Let’s gather the information needed to evaluate changes in metrics listed above.
cp 1.raw_reads_QC/multiqc_data/multiqc_fastqc.txt 4.read_trimming_evaluation/raw_multiqc_fastqc.txt
cp 3.clean_reads_QC/multiqc_data/multiqc_fastqc.txt 4.read_trimming_evaluation/clean_multiqc_fastqc.txt
Run the custom script below to extract info from MultiQC files and calculate how much of the data was retained post adapter trimming and quality filtering.
cd 4.read_trimming_evaluation
nano read_trimming_stats.sh
Copy in read_trimming_stats.sh
#!/bin/bash
# Extract relevant columns (Sample and Total Sequences) from clean data
cut -f1,5 clean_multiqc_fastqc.txt > clean_reads_stats.txt
# Remove 'clean.' from sample names
sed -E 's/^clean\.//' clean_reads_stats.txt > clean_reads_stats_mod.txt
# Extract relevant columns (Sample and Total Sequences) from raw data
cut -f5 raw_multiqc_fastqc.txt > raw_reads_stats.txt
# Add row in raw read stats file for clean single read stats
# Print the header
head -n 1 raw_reads_stats.txt > raw_reads_stats_mod.txt
# Skip the header, process the rest of the file, and duplicate each value three times
tail -n +2 raw_reads_stats.txt | uniq | while read line; do
# Output the unique value three times
echo "$line" >> raw_reads_stats_mod.txt
echo "$line" >> raw_reads_stats_mod.txt
echo "$line" >> raw_reads_stats_mod.txt
done
# Merge raw and clean data
paste clean_reads_stats_mod.txt raw_reads_stats_mod.txt > all_reads_stats.txt
# Add header with specified column names and calculate percentage
awk 'BEGIN {print "Sample\tClean reads\tRaw reads\tReads retained (%)"}
NR>1 {printf "%s\t%s\t%s\t%.2f%%\n", $1, $2, $3, ($2 / $3) * 100}' all_reads_stats.txt > stats_output.txt
# Clean up temporary files
rm clean_reads_stats.txt clean_reads_stats_mod.txt raw_reads_stats.txt raw_reads_stats_mod.txt all_reads_stats.txt
Make the script executable, then run it.
chmod +x read_trimming_stats.sh
./read_trimming_stats.sh
Let’s have a look at the summary file we created (stats_output.txt).
less stats_output.txt
The content should look something like this:
Sample Clean reads Raw reads Reads retained (%)
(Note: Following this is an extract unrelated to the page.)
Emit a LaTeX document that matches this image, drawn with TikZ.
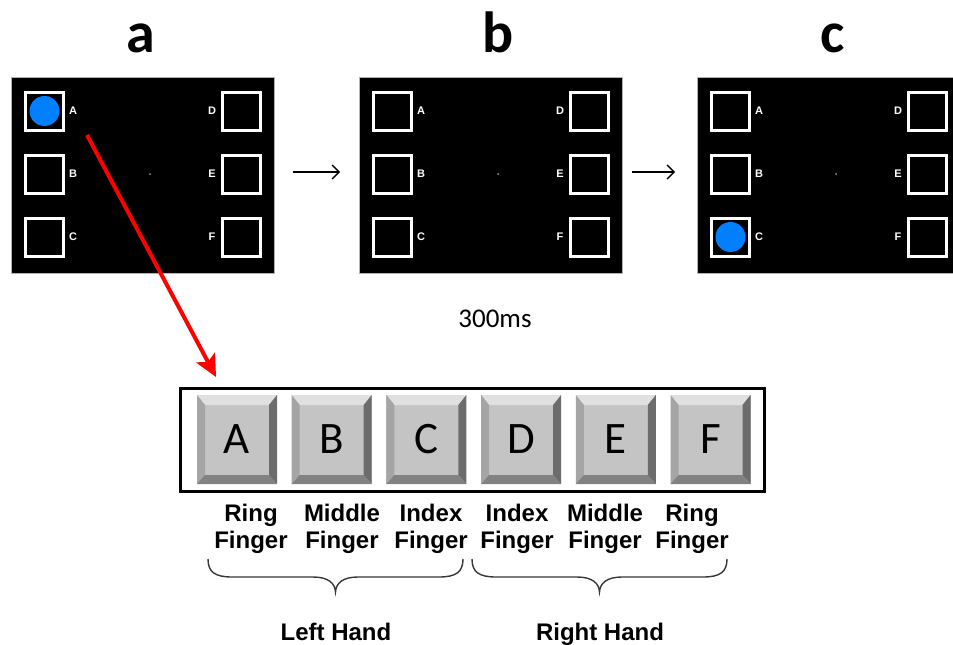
\documentclass[tikz,border=0pt]{standalone}
\usepackage{fontspec}
\setmainfont{Carlito}
\newfontfamily\arialfont{Liberation Sans}
\usetikzlibrary{arrows.meta}

\definecolor{cueblue}{RGB}{0,128,255}
\definecolor{keyface}{RGB}{196,196,196}
\definecolor{keytop}{RGB}{224,224,224}
\definecolor{keyleft}{RGB}{165,165,165}
\definecolor{keyright}{RGB}{108,108,108}
\definecolor{keybottom}{RGB}{130,130,130}
\definecolor{bracegray}{RGB}{55,55,55}

\tikzset{
  panel/.style={rectangle, fill=black, draw=gray!60, line width=0.6pt,
    minimum width=263pt, minimum height=196pt, inner sep=0pt},
  cuebox/.style={rectangle, draw=white, line width=3pt, minimum size=38pt, inner sep=0pt},
  cuelabel/.style={text=white, font=\arialfont\bfseries\fontsize{11}{11}\selectfont, inner sep=0pt},
  target/.style={circle, fill=cueblue, minimum size=30pt, inner sep=0pt},
  fixdot/.style={circle, fill=gray!80, minimum size=2pt, inner sep=0pt},
  title/.style={font=\bfseries\fontsize{58}{58}\selectfont, anchor=base, inner sep=0pt},
  flow/.style={-{Straight Barb[length=7pt,width=14pt]}, line width=1.5pt},
  cuearrow/.style={draw=red, line width=4pt, -{Stealth[length=22pt,width=21pt,inset=5pt]}},
  keyframe/.style={rectangle, draw=black, line width=3pt, minimum width=584pt,
    minimum height=103pt, inner sep=0pt},
  keycap/.style={rectangle, fill=keyface, minimum width=80pt, minimum height=89pt,
    inner sep=0pt, font=\fontsize{45}{45}\selectfont,
    path picture={
      \coordinate (kNW) at (path picture bounding box.north west);
      \coordinate (kNE) at (path picture bounding box.north east);
      \coordinate (kSW) at (path picture bounding box.south west);
      \coordinate (kSE) at (path picture bounding box.south east);
      \coordinate (iNW) at ([shift={(8pt,-10pt)}]kNW);
      \coordinate (iNE) at ([shift={(-8pt,-10pt)}]kNE);
      \coordinate (iSW) at ([shift={(8pt,9pt)}]kSW);
      \coordinate (iSE) at ([shift={(-8pt,9pt)}]kSE);
      \fill[keytop] (kNW) -- (kNE) -- (iNE) -- (iNW) -- cycle;
      \fill[keyleft] (kNW) -- (iNW) -- (iSW) -- (kSW) -- cycle;
      \fill[keyright] (kNE) -- (kSE) -- (iSE) -- (iNE) -- cycle;
      \fill[keybottom] (kSW) -- (iSW) -- (iSE) -- (kSE) -- cycle;
    }},
  fingerlab/.style={font=\arialfont\bfseries\fontsize{24}{24}\selectfont, anchor=base, inner sep=0pt},
  handbrace/.style={draw=bracegray, line width=1.4pt},
}

% one stimulus screen: #1 name, #2 left edge
\newcommand\stimpanel[2]{%
  \node[panel] (#1) at (#2+132,175.5) {};
  \foreach \k/\dx/\dy/\lx in {A/33.5/111/62, B/33.5/174/62, C/33.5/237/62,
                              D/230/111/201, E/230/174/201, F/230/237/201}{
    \node[cuebox] (#1-\k) at (#2+\dx,\dy) {};
    \node[cuelabel] (#1-l\k) at (#2+\lx,\dy) {\k};
  }
  \node[fixdot] (#1-fix) at (#2+139,174) {};
}

\begin{document}
\begin{tikzpicture}[x=1pt, y=-1pt]
\useasboundingbox (0,0) rectangle (953,645);
\clip (0,0) rectangle (953,645);

% titles
\node[title] (ta) at (141,52) {a};
\node[title] (tb) at (498,52) {b};
\node[title] (tc) at (833,52) {c};

% stimulus screens
\stimpanel{pa}{11}
\stimpanel{pb}{359}
\stimpanel{pc}{697}
\node[target] (dotA) at (pa-A) {};
\node[target] (dotC) at (pc-C) {};

% sequence arrows
\draw[flow] ([xshift=18pt,yshift=3.5pt]pa.east) -- ([xshift=-19pt,yshift=3.5pt]pb.west);
\draw[flow] ([xshift=9pt,yshift=3.5pt]pb.east) -- ([xshift=-22pt,yshift=3.5pt]pc.west);

\node[font=\fontsize{27}{27}\selectfont, anchor=base, inner sep=0pt] (delay) at (495,327) {300ms};

% response keyboard
\node[keyframe] (kb) at (472.5,440) {};
\foreach \k [count=\i from 0] in {A,B,C,D,E,F}
  \node[keycap] (key\k) at (237+94.7*\i,439.5) {\k};

% cue to key mapping
\coordinate (redtip) at (216,377);
\draw[cuearrow] ([shift={(14pt,-20pt)}]pa-lA.south) -- (redtip);

% finger labels
\foreach \x/\word/\i in {251/Ring/1, 342/Middle/2, 431/Index/3,
                         517/Index/4, 605/Middle/5, 692/Ring/6}{
  \node[fingerlab] (fa\i) at (\x,521) {\word};
  \node[fingerlab] (fb\i) at (\x,548) {Finger};
}

% hand braces
\draw[handbrace] (208,559) .. controls (208,572) and (215,577) .. (232,577)
  -- (313,577) .. controls (328,577) and (335,583) .. (335.5,592)
  .. controls (336,583) and (343,577) .. (358,577)
  -- (439,577) .. controls (456,577) and (463,572) .. (463,559);
\draw[handbrace] (472,559) .. controls (472,572) and (479,577) .. (496,577)
  -- (577,577) .. controls (592,577) and (599,583) .. (599.5,592)
  .. controls (600,583) and (607,577) .. (622,577)
  -- (703,577) .. controls (720,577) and (727,572) .. (727,559);

\node[fingerlab] (lefthand) at (336,640) {Left Hand};
\node[fingerlab] (righthand) at (600,640) {Right Hand};
\end{tikzpicture}
\end{document}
01_R1 472980.0 556289.0 85.02%
01_R2 472980.0 556289.0 85.02%
01_single 54427.0 556289.0 9.78%
02_R1 832669.0 999116.0 83.34%
02_R2 832669.0 999116.0 83.34%
02_single 106322.0 999116.0 10.64%
Now that we have clean and high quality short reads, we can proceed to genome assembly.